-------- ENTRIES SUPPLIED
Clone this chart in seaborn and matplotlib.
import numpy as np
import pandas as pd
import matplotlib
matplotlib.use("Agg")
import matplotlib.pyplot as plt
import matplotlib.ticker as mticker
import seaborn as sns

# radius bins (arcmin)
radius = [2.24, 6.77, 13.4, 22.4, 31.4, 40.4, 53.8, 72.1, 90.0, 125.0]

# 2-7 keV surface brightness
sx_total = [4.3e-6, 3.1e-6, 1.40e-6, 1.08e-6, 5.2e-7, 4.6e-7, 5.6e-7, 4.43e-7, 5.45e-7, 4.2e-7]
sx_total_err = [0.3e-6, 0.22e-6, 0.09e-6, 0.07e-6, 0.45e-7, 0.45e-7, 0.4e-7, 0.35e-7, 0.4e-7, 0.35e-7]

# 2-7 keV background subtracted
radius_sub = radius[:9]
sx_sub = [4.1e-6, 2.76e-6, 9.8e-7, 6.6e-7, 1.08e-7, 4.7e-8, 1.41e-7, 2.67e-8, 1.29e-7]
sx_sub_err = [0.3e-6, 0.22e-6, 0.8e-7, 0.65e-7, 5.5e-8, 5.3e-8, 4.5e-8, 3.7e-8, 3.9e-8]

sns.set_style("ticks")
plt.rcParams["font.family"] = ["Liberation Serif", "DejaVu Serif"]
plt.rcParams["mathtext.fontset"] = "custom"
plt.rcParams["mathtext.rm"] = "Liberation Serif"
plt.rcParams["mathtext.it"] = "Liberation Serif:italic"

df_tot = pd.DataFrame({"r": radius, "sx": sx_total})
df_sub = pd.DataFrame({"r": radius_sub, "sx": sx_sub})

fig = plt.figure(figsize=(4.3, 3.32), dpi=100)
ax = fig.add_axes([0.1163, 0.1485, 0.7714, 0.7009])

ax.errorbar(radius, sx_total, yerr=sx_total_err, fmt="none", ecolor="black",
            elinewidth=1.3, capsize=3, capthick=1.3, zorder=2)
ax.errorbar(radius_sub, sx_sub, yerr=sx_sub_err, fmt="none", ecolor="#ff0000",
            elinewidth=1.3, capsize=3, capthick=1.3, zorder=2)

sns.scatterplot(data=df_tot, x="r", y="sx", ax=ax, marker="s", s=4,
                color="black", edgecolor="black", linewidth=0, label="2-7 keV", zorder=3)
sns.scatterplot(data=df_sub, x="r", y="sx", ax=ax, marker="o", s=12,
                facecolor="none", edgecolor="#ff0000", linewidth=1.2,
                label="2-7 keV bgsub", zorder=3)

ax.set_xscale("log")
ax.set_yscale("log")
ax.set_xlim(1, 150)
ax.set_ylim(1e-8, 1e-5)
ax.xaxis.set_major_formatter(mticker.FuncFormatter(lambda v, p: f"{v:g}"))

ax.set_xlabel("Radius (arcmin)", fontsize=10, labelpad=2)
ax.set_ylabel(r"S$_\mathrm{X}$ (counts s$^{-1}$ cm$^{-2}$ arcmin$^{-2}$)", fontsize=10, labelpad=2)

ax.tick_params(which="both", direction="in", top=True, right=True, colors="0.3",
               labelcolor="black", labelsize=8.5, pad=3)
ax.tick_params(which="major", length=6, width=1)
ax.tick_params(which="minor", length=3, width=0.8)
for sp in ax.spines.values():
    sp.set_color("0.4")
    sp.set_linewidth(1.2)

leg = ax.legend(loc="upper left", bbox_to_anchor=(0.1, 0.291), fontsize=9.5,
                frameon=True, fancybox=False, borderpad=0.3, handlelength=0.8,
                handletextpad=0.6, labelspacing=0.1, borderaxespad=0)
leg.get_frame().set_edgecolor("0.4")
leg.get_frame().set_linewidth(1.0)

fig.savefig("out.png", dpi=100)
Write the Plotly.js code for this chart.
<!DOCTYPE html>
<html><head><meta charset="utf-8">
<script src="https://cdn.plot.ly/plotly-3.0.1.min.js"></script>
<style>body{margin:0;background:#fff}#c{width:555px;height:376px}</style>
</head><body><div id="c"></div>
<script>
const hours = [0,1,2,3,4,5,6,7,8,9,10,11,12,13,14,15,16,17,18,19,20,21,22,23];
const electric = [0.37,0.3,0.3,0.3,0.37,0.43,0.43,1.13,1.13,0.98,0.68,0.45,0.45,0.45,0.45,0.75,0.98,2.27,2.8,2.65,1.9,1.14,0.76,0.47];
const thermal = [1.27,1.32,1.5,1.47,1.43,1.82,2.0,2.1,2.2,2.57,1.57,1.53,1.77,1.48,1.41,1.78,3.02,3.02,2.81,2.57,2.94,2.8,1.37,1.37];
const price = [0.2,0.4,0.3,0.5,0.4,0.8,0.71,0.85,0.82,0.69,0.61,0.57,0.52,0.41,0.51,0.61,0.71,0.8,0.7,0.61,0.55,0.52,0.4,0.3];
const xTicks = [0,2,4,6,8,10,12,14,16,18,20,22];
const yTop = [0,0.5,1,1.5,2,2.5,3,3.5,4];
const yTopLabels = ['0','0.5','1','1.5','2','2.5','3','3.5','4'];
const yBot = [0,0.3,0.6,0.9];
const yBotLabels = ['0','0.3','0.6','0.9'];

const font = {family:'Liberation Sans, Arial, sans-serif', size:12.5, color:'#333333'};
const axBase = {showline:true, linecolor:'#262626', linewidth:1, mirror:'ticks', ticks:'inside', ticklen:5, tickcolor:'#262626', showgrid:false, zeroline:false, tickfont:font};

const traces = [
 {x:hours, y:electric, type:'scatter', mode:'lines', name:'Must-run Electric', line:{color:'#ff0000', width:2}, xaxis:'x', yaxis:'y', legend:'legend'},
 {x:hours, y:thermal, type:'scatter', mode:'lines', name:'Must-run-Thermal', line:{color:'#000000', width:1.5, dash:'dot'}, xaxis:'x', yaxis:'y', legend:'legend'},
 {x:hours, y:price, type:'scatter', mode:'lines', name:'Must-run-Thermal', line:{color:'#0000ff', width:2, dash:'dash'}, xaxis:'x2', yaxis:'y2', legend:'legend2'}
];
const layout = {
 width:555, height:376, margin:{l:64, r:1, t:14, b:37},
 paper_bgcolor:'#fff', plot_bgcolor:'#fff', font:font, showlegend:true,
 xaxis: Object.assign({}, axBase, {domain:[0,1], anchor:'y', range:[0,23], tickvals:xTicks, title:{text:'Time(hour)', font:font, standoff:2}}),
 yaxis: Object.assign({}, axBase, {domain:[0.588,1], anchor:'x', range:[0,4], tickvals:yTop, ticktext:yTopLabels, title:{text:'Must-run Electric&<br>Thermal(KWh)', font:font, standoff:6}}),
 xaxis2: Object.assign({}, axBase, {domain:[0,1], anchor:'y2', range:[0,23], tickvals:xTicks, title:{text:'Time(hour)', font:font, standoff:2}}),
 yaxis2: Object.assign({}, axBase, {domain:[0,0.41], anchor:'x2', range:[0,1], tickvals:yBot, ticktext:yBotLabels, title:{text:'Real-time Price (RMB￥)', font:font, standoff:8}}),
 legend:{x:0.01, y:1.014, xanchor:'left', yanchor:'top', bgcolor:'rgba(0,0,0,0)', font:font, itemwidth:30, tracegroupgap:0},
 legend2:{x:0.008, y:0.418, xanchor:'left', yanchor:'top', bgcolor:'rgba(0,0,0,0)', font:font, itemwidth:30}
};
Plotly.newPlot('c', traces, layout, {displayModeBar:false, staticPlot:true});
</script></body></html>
----------------
> [DIRECTIVE]:
Quote exactly the opening line of the material above and every line after it, up to and including the line that contains "72.1, 90.0, 125.0]".

> [IN RESPONSE]:
Clone this chart in seaborn and matplotlib.
import numpy as np
import pandas as pd
import matplotlib
matplotlib.use("Agg")
import matplotlib.pyplot as plt
import matplotlib.ticker as mticker
import seaborn as sns

# radius bins (arcmin)
radius = [2.24, 6.77, 13.4, 22.4, 31.4, 40.4, 53.8, 72.1, 90.0, 125.0]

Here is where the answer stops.